SONAR Critical Events: Friday, August 23, 2019, 12:00 p.m. EDT.
Storms have already caused flash flooding today, August 23, 2019 in northeastern Oklahoma, from Muskogee and surrounding areas to the Arkansas border. More flash flooding is possible in this region today, with a Flash Flood Watch posted from the Tulsa metropolitan area to Fort Smith and Fayetteville, Arkansas.
Scattered thunderstorms will keep rumbling the rest of the day and night from the Rockies to portions of the Gulf and East Coasts. They may produce heavy rain/flash flooding, small hail or gusty winds in any given spot. But they could become particularly intense/severe with large hail (one inch in diameter or bigger) and winds of 60 mph or greater from the Texas Panhandle to the Dakotas. Expect delays on the I-25 corridor from Denver to Cheyenne and Casper, I-90 from Billings to Rapid City, I-40 through Amarillo and I-70 through western Kansas. Watch out for potential roadblocks, especially on secondary roads and interstate ramps.

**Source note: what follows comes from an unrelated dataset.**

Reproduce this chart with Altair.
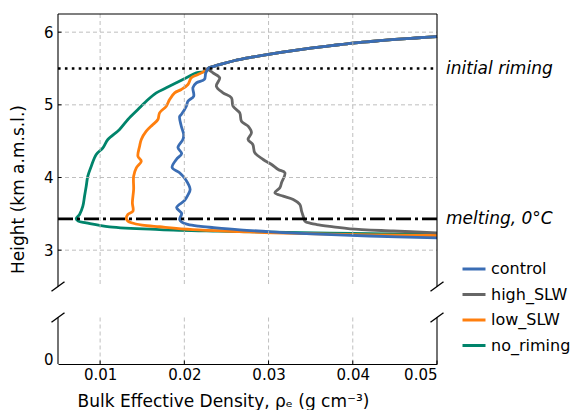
import altair as alt
import pandas as pd

series_names = ["control", "high_SLW", "low_SLW", "no_riming"]
series_colors = ["#3A6DB4", "#666666", "#FF7F0E", "#00846B"]
draw_order = ["no_riming", "low_SLW", "high_SLW", "control"]

# shared upper part (above the initial riming level)
top_x = [0.050, 0.0475, 0.045, 0.0425, 0.040, 0.0375, 0.035, 0.0325, 0.030, 0.028, 0.026, 0.0245, 0.0235, 0.0228]
top_y = [5.94, 5.92, 5.90, 5.875, 5.85, 5.815, 5.78, 5.74, 5.695, 5.655, 5.61, 5.565, 5.53, 5.50]

control_x = [0.02253, 0.02238, 0.02143, 0.02102, 0.02111, 0.02043, 0.02024, 0.01964, 0.01944, 0.01964,
             0.01992, 0.01983, 0.01924, 0.01968, 0.01905, 0.01855, 0.01944, 0.02015, 0.02069, 0.02039,
             0.02004, 0.01908, 0.01968, 0.01944, 0.0197, 0.0204, 0.0217, 0.0235, 0.0266, 0.0300,
             0.0337, 0.0420, 0.0500]
control_y = [5.431, 5.349, 5.303, 5.238, 5.119, 5.050, 4.981, 4.867, 4.839, 4.706,
             4.592, 4.523, 4.413, 4.330, 4.248, 4.138, 4.065, 3.972, 3.835, 3.752,
             3.684, 3.587, 3.505, 3.422, 3.385, 3.355, 3.33, 3.31, 3.28, 3.255,
             3.23, 3.195, 3.170]

high_x = [0.02340, 0.02420, 0.02380, 0.02459, 0.02559, 0.02578, 0.02658, 0.02678, 0.02757, 0.02797,
          0.02757, 0.02813, 0.02837, 0.02936, 0.03036, 0.03115, 0.03194, 0.03154, 0.03134, 0.03075,
          0.03174, 0.03293, 0.03372, 0.03392, 0.03412, 0.03432, 0.0350, 0.03571, 0.03769, 0.03967,
          0.04478, 0.0500]
high_y = [5.441, 5.372, 5.257, 5.166, 5.097, 4.981, 4.890, 4.775, 4.706, 4.615,
          4.523, 4.454, 4.340, 4.248, 4.179, 4.110, 4.065, 3.927, 3.858, 3.789,
          3.743, 3.697, 3.628, 3.536, 3.467, 3.399, 3.37, 3.353, 3.322, 3.294,
          3.264, 3.239]

low_x = [0.02241, 0.02162, 0.02083, 0.02043, 0.01964, 0.01885, 0.01825, 0.01786, 0.01706, 0.01686,
         0.01627, 0.01548, 0.01489, 0.01469, 0.01449, 0.01489, 0.01430, 0.01398, 0.01398, 0.01383,
         0.01390, 0.01330, 0.01311, 0.01330, 0.01371, 0.0150, 0.01707, 0.02102, 0.02658, 0.03054,
         0.04243, 0.0500]
low_y = [5.463, 5.417, 5.372, 5.280, 5.211, 5.165, 5.073, 4.981, 4.890, 4.798,
         4.729, 4.637, 4.523, 4.430, 4.293, 4.224, 4.133, 4.018, 3.835, 3.652,
         3.537, 3.491, 3.432, 3.400, 3.377, 3.345, 3.322, 3.284, 3.257, 3.239,
         3.209, 3.202]

norime_x = [0.02262, 0.02143, 0.02024, 0.01905, 0.01786, 0.01667, 0.01548, 0.01449, 0.01330, 0.01231,
            0.01092, 0.01033, 0.00954, 0.00895, 0.00854, 0.00835, 0.00815, 0.00795, 0.00756, 0.00716,
            0.00740, 0.00835, 0.01112, 0.01706, 0.0240, 0.0305, 0.0400, 0.0500]
norime_y = [5.463, 5.441, 5.372, 5.303, 5.234, 5.165, 5.050, 4.936, 4.798, 4.661,
            4.523, 4.409, 4.317, 4.156, 4.018, 3.880, 3.743, 3.605, 3.491, 3.432,
            3.400, 3.377, 3.322, 3.284, 3.262, 3.247, 3.230, 3.215]

riming_level = 5.5
melting_level = 3.43
annot_labels = ["initial riming", "melting, 0\u00b0C"]

x_ticks = [0.01, 0.02, 0.03, 0.04, 0.05]
y_ticks = [0, 3, 4, 5, 6]
grid_x = [0.01, 0.02, 0.03, 0.04]
grid_y = [3, 4, 5, 6]

# ---------------- layout constants (pixels) ----------------
W, H = 379, 350
TOP_END = 272.5      # bottom of upper panel
BOT_START = 303.5    # top of lower panel

rows = []
for name, xs, ys in [("control", control_x, control_y), ("high_SLW", high_x, high_y),
                     ("low_SLW", low_x, low_y), ("no_riming", norime_x, norime_y)]:
    allx = top_x + xs
    ally = top_y + ys
    for i, (a, b) in enumerate(zip(allx, ally)):
        rows.append({"series": name, "x": a, "y": b, "i": i})
df = pd.DataFrame(rows)

xscale = alt.Scale(domain=[0.005, 0.05], nice=False, zero=False)
# broken axis: lower panel [-0.05, 0.45], upper panel [2.5, 6.25]
yscale = alt.Scale(domain=[-0.05, 0.45, 2.5, 6.25], range=[H, BOT_START, TOP_END, 0], nice=False, zero=False)

XTITLE = "Bulk Effective Density, \u03c1\u2091 (g cm\u207b\u00b3)"
YTITLE = "Height (km a.m.s.l.)"

xaxis = alt.Axis(values=x_ticks, format=".2f", grid=False, ticks=False, domain=True,
                 domainColor="black", domainWidth=1, labelFontSize=15, labelPadding=3,
                 labelColor="black", title=XTITLE,
                 titleFontSize=17, titleFontWeight="normal", titleColor="black",
                 titleX=165, titleY=42, titleBaseline="alphabetic", titleAlign="center")
yaxis = alt.Axis(values=y_ticks, format="d", grid=False, ticks=False, domain=False,
                 labelFontSize=15, labelPadding=5, labelColor="black",
                 title=YTITLE, titleFontSize=17, titleFontWeight="normal",
                 titleColor="black", titleX=-40, titleY=175, titleBaseline="middle",
                 titleAlign="center")

legend = alt.Legend(orient="none", legendX=403, legendY=242, title=None, symbolType="stroke",
                    symbolStrokeWidth=3, symbolSize=529, labelFontSize=16, labelOffset=4,
                    rowPadding=4.5, padding=0, labelColor="black")

color = alt.Color("series:N", scale=alt.Scale(domain=series_names, range=series_colors), legend=legend)

one = pd.DataFrame({"k": [0]})
GRID = dict(color="#b8b8b8", strokeDash=[4, 3], strokeWidth=0.9)

gx = pd.DataFrame({"x": grid_x})
gy = pd.DataFrame({"y": grid_y})

X = alt.X("x:Q", scale=xscale, axis=xaxis, title=XTITLE)
Y = alt.Y("y:Q", scale=yscale, axis=yaxis, title=YTITLE)

grid_v_top = alt.Chart(gx).mark_rule(**GRID).encode(x=X, y=alt.value(0), y2=alt.value(TOP_END))
grid_v_bot = alt.Chart(gx).mark_rule(**GRID).encode(x=X, y=alt.value(BOT_START), y2=alt.value(H))
grid_h = alt.Chart(gy).mark_rule(**GRID).encode(y=Y, x=alt.value(0), x2=alt.value(W))

base = alt.Chart(df).mark_line(strokeWidth=2.8, interpolate="catmull-rom").encode(
    x=X, y=Y, color=color, order="i:Q")
line_layers = [base.transform_filter(alt.datum.series == s) for s in draw_order]

ref = pd.DataFrame({"y": [riming_level, melting_level], "label": annot_labels})
riming_rule = alt.Chart(ref.iloc[[0]]).mark_rule(color="black", strokeWidth=2.6, strokeDash=[2.6, 4.3]).encode(
    y=Y, x=alt.value(0), x2=alt.value(W))
melting_rule = alt.Chart(ref.iloc[[1]]).mark_rule(color="black", strokeWidth=2.6, strokeDash=[15, 4, 3, 4]).encode(
    y=Y, x=alt.value(0), x2=alt.value(W))
annot = alt.Chart(ref).mark_text(align="left", baseline="middle", fontStyle="italic", fontSize=17,
                                 color="black").encode(y=Y, x=alt.value(W + 9), text="label:N")

def seg(x1, y1, x2, y2, w=1.1):
    return alt.Chart(one).mark_rule(color="black", strokeWidth=w).encode(
        x=alt.value(x1), y=alt.value(y1), x2=alt.value(x2), y2=alt.value(y2))

spines = [
    seg(0, 0, W, 0),
    seg(0, 0, 0, TOP_END), seg(W, 0, W, TOP_END),
    seg(0, BOT_START, 0, H), seg(W, BOT_START, W, H),
    # break marks
    seg(-6.5, TOP_END + 4.7, 6.5, TOP_END - 4.7, 1.4),
    seg(W - 6.5, TOP_END + 4.7, W + 6.5, TOP_END - 4.7, 1.4),
    seg(-6.5, BOT_START + 4.7, 6.5, BOT_START - 4.7, 1.4),
    seg(W - 6.5, BOT_START + 4.7, W + 6.5, BOT_START - 4.7, 1.4),
]

ytick_marks = alt.Chart(gy).mark_rule(color="black", strokeWidth=1).encode(
    y=Y, x=alt.value(0), x2=alt.value(3.5))
xt = pd.DataFrame({"x": x_ticks})
xtick_marks = alt.Chart(xt).mark_rule(color="black", strokeWidth=1).encode(
    x=X, y=alt.value(H), y2=alt.value(H - 3.5))

chart = alt.layer(
    *line_layers,
    grid_v_top, grid_v_bot, grid_h,
    riming_rule, melting_rule, annot,
    *spines, ytick_marks, xtick_marks,
).properties(
    width=W, height=H,
    padding={"left": 50, "top": 6, "right": 136, "bottom": 46},
    autosize=alt.AutoSizeParams(type="none"),
).configure(font="DejaVu Sans").configure_view(stroke=None)

chart.save("out.html", embed_options={"renderer": "svg", "actions": False})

Another favorable region where many severe storms could strike is from North Carolina to the mid-Atlantic coast. Conditions will be dicey at times on the I-85 and I-95 corridors from Charlotte and Raleigh-Durham to Richmond, Norfolk, the Outer Banks and Virginia Beach.
The threats for severe storms and areas of flash flooding won’t end today. Regions at most risk this weekend will probably be from the Gulf Coast to the Dakotas, in addition to the Southeast coast where the chance of tropical cyclone development this weekend is pegged by the NHC at greater than 60 percent.
SONAR Critical Events: Tropical Storm Ivo on Friday, August 23, 2019 at 12:00 p.m. EDT.
Tropical Storm Ivo, pronounced EYE-vo, is spinning in the eastern Pacific about 430 miles southwest of the southern tip of Baja California. Ivo has weakened last night; its maximum sustained winds went down from 65 mph overnight to 60 mph early this morning, then back to 65 mph as of 12:00 p.m. EDT today.
Ivo should weaken again on Saturday. Tropical storm-force winds extend up to 140 miles from the center of the storm. A Mexican Navy automated station at Clarion Island recently reported sustained winds of 62 mph and a gust of 76 mph.
Ivo poses no threat to any land assets. However, anyone on the West Coast of the U.S. awaiting ocean cargo coming from Asia or through the Panama Canal might have to deal with short-term delays as freighter crews will have to steer around the storm.
Have a great day, a wonderful weekend, and be careful out there!